Objective = Write the data below out exactly as it stands. Do not include the pictures.

Stored data
┄┄┄┄┄┄
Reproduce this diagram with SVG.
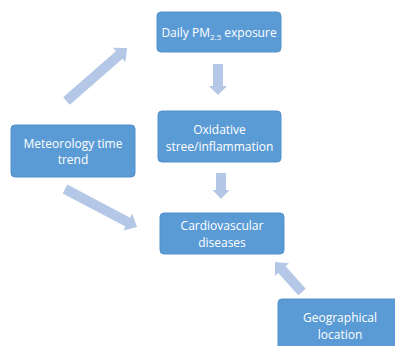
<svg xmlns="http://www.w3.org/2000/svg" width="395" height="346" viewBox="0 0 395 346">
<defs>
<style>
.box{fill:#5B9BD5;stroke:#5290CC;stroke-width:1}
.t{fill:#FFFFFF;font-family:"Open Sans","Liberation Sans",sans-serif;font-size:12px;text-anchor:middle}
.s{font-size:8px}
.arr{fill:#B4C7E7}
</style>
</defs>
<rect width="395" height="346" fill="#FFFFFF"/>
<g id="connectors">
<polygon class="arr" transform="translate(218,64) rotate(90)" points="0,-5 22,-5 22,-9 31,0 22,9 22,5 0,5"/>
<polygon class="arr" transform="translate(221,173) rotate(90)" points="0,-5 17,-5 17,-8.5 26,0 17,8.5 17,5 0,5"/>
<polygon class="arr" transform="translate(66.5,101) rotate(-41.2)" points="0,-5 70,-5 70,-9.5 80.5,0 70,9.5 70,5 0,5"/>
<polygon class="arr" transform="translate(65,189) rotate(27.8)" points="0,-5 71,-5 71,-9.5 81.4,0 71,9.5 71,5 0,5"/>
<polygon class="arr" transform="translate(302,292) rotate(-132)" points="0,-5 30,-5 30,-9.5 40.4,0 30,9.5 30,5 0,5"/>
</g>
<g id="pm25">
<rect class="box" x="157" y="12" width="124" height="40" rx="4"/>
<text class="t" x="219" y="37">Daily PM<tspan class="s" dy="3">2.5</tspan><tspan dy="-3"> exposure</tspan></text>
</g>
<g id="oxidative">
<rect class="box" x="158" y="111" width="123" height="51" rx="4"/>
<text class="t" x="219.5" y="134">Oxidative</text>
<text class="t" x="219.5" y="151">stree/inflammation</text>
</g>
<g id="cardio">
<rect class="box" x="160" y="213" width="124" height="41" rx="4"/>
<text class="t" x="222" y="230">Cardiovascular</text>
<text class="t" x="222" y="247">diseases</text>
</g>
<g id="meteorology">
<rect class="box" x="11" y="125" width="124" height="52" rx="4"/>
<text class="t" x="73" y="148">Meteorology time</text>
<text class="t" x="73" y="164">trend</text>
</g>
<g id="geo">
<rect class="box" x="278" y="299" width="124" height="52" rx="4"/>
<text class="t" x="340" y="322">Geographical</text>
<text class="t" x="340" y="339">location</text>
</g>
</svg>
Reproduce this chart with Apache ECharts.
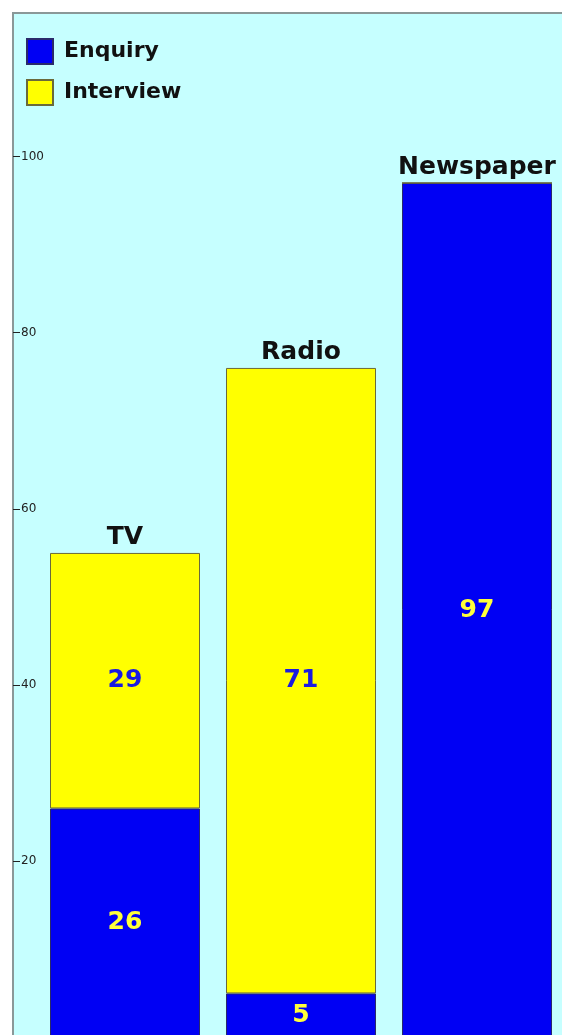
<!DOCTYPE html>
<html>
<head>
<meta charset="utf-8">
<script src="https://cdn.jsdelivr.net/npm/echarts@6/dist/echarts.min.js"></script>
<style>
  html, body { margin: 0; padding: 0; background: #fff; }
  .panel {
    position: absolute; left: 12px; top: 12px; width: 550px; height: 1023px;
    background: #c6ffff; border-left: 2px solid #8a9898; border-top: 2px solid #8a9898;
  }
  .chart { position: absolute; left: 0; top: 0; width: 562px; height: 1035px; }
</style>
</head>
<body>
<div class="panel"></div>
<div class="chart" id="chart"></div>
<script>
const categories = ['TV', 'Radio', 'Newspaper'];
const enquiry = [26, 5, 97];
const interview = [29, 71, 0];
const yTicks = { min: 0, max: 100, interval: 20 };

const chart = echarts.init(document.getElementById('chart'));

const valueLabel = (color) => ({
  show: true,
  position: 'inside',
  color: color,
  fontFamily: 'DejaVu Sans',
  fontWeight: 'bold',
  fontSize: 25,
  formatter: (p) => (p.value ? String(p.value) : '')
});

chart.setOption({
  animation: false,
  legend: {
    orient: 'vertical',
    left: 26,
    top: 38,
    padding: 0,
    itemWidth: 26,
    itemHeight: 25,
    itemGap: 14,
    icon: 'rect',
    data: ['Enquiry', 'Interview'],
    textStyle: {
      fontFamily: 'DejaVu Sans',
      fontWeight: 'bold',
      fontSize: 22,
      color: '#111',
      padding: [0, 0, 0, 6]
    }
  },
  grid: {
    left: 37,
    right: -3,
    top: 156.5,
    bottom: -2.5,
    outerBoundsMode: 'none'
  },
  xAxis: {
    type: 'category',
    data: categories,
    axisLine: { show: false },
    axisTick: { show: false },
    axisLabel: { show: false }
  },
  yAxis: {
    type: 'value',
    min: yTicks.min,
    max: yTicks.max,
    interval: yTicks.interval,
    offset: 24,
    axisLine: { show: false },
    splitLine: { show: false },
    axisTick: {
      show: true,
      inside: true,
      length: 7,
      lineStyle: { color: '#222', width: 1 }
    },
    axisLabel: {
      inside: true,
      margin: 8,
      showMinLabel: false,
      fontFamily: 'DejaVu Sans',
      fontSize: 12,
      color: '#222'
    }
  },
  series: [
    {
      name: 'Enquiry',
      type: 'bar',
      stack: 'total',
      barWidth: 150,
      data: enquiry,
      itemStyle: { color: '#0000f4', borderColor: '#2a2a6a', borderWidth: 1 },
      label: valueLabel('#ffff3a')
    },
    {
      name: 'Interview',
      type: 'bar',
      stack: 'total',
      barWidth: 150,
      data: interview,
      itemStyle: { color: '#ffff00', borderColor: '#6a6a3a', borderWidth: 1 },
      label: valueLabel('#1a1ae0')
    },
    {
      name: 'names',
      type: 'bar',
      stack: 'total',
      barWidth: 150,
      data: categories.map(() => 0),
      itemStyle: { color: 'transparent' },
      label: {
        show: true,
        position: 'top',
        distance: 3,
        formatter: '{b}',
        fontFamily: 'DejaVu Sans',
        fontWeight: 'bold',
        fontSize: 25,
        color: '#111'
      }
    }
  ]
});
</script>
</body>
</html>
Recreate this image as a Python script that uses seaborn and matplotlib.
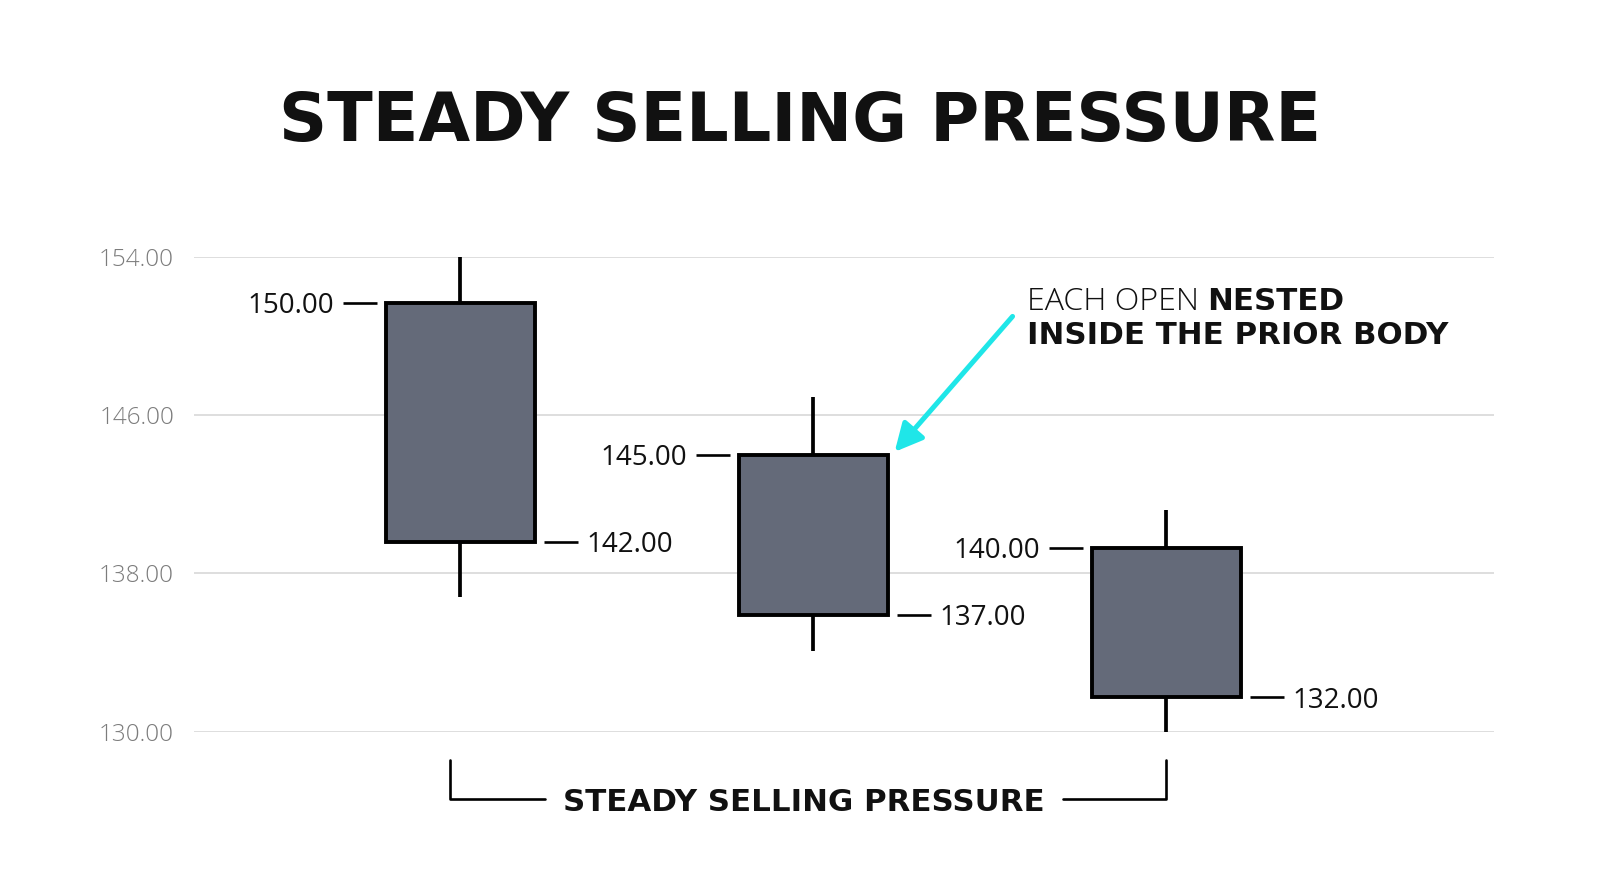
┄┄┄┄┄┄
Task response =
Reproduce this diagram with SVG.
<svg xmlns="http://www.w3.org/2000/svg" width="395" height="346" viewBox="0 0 395 346">
<defs>
<style>
.box{fill:#5B9BD5;stroke:#5290CC;stroke-width:1}
.t{fill:#FFFFFF;font-family:"Open Sans","Liberation Sans",sans-serif;font-size:12px;text-anchor:middle}
.s{font-size:8px}
.arr{fill:#B4C7E7}
</style>
</defs>
<rect width="395" height="346" fill="#FFFFFF"/>
<g id="connectors">
<polygon class="arr" transform="translate(218,64) rotate(90)" points="0,-5 22,-5 22,-9 31,0 22,9 22,5 0,5"/>
<polygon class="arr" transform="translate(221,173) rotate(90)" points="0,-5 17,-5 17,-8.5 26,0 17,8.5 17,5 0,5"/>
<polygon class="arr" transform="translate(66.5,101) rotate(-41.2)" points="0,-5 70,-5 70,-9.5 80.5,0 70,9.5 70,5 0,5"/>
<polygon class="arr" transform="translate(65,189) rotate(27.8)" points="0,-5 71,-5 71,-9.5 81.4,0 71,9.5 71,5 0,5"/>
<polygon class="arr" transform="translate(302,292) rotate(-132)" points="0,-5 30,-5 30,-9.5 40.4,0 30,9.5 30,5 0,5"/>
</g>
<g id="pm25">
<rect class="box" x="157" y="12" width="124" height="40" rx="4"/>
<text class="t" x="219" y="37">Daily PM<tspan class="s" dy="3">2.5</tspan><tspan dy="-3"> exposure</tspan></text>
</g>
<g id="oxidative">
<rect class="box" x="158" y="111" width="123" height="51" rx="4"/>
<text class="t" x="219.5" y="134">Oxidative</text>
<text class="t" x="219.5" y="151">stree/inflammation</text>
</g>
<g id="cardio">
<rect class="box" x="160" y="213" width="124" height="41" rx="4"/>
<text class="t" x="222" y="230">Cardiovascular</text>
<text class="t" x="222" y="247">diseases</text>
</g>
<g id="meteorology">
<rect class="box" x="11" y="125" width="124" height="52" rx="4"/>
<text class="t" x="73" y="148">Meteorology time</text>
<text class="t" x="73" y="164">trend</text>
</g>
<g id="geo">
<rect class="box" x="278" y="299" width="124" height="52" rx="4"/>
<text class="t" x="340" y="322">Geographical</text>
<text class="t" x="340" y="339">location</text>
</g>
</svg>
Reproduce this chart with Apache ECharts.
<!DOCTYPE html>
<html>
<head>
<meta charset="utf-8">
<script src="https://cdn.jsdelivr.net/npm/echarts@6/dist/echarts.min.js"></script>
<style>
  html, body { margin: 0; padding: 0; background: #fff; }
  .panel {
    position: absolute; left: 12px; top: 12px; width: 550px; height: 1023px;
    background: #c6ffff; border-left: 2px solid #8a9898; border-top: 2px solid #8a9898;
  }
  .chart { position: absolute; left: 0; top: 0; width: 562px; height: 1035px; }
</style>
</head>
<body>
<div class="panel"></div>
<div class="chart" id="chart"></div>
<script>
const categories = ['TV', 'Radio', 'Newspaper'];
const enquiry = [26, 5, 97];
const interview = [29, 71, 0];
const yTicks = { min: 0, max: 100, interval: 20 };

const chart = echarts.init(document.getElementById('chart'));

const valueLabel = (color) => ({
  show: true,
  position: 'inside',
  color: color,
  fontFamily: 'DejaVu Sans',
  fontWeight: 'bold',
  fontSize: 25,
  formatter: (p) => (p.value ? String(p.value) : '')
});

chart.setOption({
  animation: false,
  legend: {
    orient: 'vertical',
    left: 26,
    top: 38,
    padding: 0,
    itemWidth: 26,
    itemHeight: 25,
    itemGap: 14,
    icon: 'rect',
    data: ['Enquiry', 'Interview'],
    textStyle: {
      fontFamily: 'DejaVu Sans',
      fontWeight: 'bold',
      fontSize: 22,
      color: '#111',
      padding: [0, 0, 0, 6]
    }
  },
  grid: {
    left: 37,
    right: -3,
    top: 156.5,
    bottom: -2.5,
    outerBoundsMode: 'none'
  },
  xAxis: {
    type: 'category',
    data: categories,
    axisLine: { show: false },
    axisTick: { show: false },
    axisLabel: { show: false }
  },
  yAxis: {
    type: 'value',
    min: yTicks.min,
    max: yTicks.max,
    interval: yTicks.interval,
    offset: 24,
    axisLine: { show: false },
    splitLine: { show: false },
    axisTick: {
      show: true,
      inside: true,
      length: 7,
      lineStyle: { color: '#222', width: 1 }
    },
    axisLabel: {
      inside: true,
      margin: 8,
      showMinLabel: false,
      fontFamily: 'DejaVu Sans',
      fontSize: 12,
      color: '#222'
    }
  },
  series: [
    {
      name: 'Enquiry',
      type: 'bar',
      stack: 'total',
      barWidth: 150,
      data: enquiry,
      itemStyle: { color: '#0000f4', borderColor: '#2a2a6a', borderWidth: 1 },
      label: valueLabel('#ffff3a')
    },
    {
      name: 'Interview',
      type: 'bar',
      stack: 'total',
      barWidth: 150,
      data: interview,
      itemStyle: { color: '#ffff00', borderColor: '#6a6a3a', borderWidth: 1 },
      label: valueLabel('#1a1ae0')
    },
    {
      name: 'names',
      type: 'bar',
      stack: 'total',
      barWidth: 150,
      data: categories.map(() => 0),
      itemStyle: { color: 'transparent' },
      label: {
        show: true,
        position: 'top',
        distance: 3,
        formatter: '{b}',
        fontFamily: 'DejaVu Sans',
        fontWeight: 'bold',
        fontSize: 25,
        color: '#111'
      }
    }
  ]
});
</script>
</body>
</html>
Recreate this image as a Python script that uses seaborn and matplotlib.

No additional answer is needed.